第一,新农村建设的首要任务是把农民组织起来。在市场经济体制和经济全球化的背景下,分散的小农不可能是真正的市场主体。而在市场经济条件下,村社内置金融是组织农民的最佳方式。所以说,建设新农村,先建新金融。村社内置金融是在农民村社组织中创建内部合作互助金融。日本的农协、我国台湾地区的农会都有内置金融,所以这样的组织才有力量。为什么外置金融解决不了农民贷款难的问题呢?在大城市郊区和发达地区,农民的绝大多数土地、山林等都是有“农转非”预期和农业服务业化预期的。虽然推行土地私有化或土地确权后,土地、山林等产权可以在各种金融机构抵押贷款,但是在广大的中西部农村,外置金融在给小农提供贷款方面存在三个致命的弱点:一是贷款规模小、成本高;二是信息不对称、风险难管理;三是土地、山林价值偏低,且短期内升值预期几乎为零。而且,中国的中小企业获得贷款很难,更何况分散的小农。如何建内置金融?以政府资金和本村乡贤资金为种子资金,再鼓励村里老人以少量资金自愿入社,以资金互助促进本村发展,以利息分红回馈老人为目的,以老人审批贷款为管理基础,以民主制定章程为起点,以在内部成员中封闭运行为基本原则。

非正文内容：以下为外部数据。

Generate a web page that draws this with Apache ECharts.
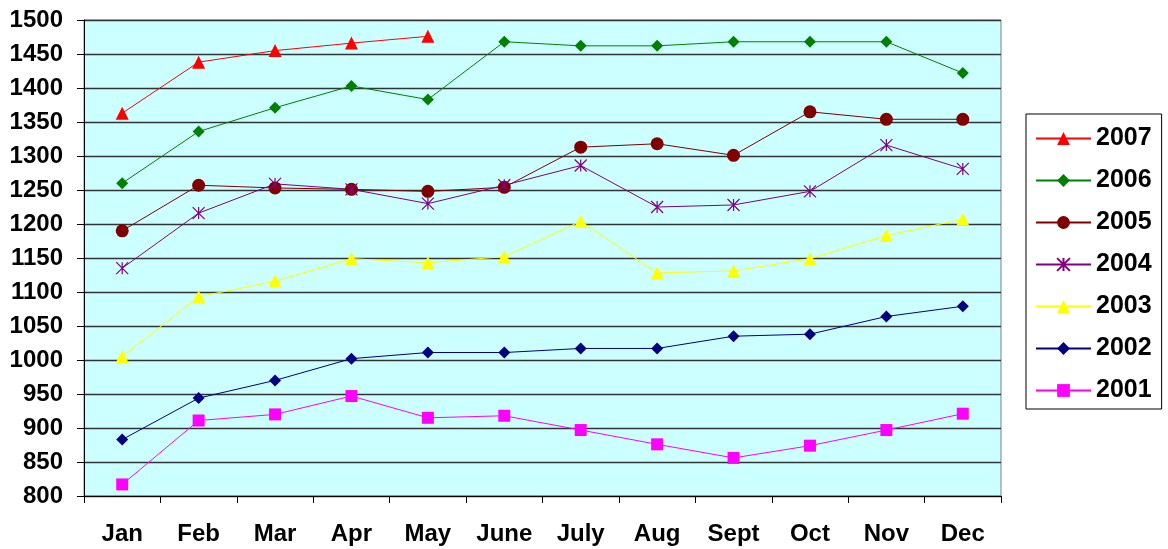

第二,任何历史时期,新农村建设的主体都是农民。政府、各类机构,包括中国乡建院,可以为农村建设提供专家资源、智力资源以及资金,但是真正发挥主体作用的是农民,外来机构只是新农村建设的协作者。在郝堂村老张山庄1号院的厢房里,几年前为改造老张旧房而画的图纸被钉在墙上,图纸右侧写着中国乡建院院长李昌平的批示:“要以主人家意见为主,是他的家改房,我们只是帮忙,不可添乱。”在另一张经过改造后的图纸上,写着村主任胡静的意见:主人家同意以此房为主。《郝堂村夕阳红互助合作社章程》就是在中国乡建院的指导下,由村委会主任带领乡贤、村民代表、德高望重的老人,经过40多个小时的讨论制定的。制定章程的过程是达成契约的过程,是互相学习、互相说服、互相教育的过程,同时也是发现人才的过程。

新农村建设注重农民达成共识,如果村民有不同意见不要急于求成,也不要冒然行动。郝堂村现在仍然没有路灯,不是村里没钱,而是村民的意见不统一。有的认为,没有路灯不方便应该建;有的认为,农村就得像农村。城里人在这里晚上能看星星,晚上出行不方便可以打电筒。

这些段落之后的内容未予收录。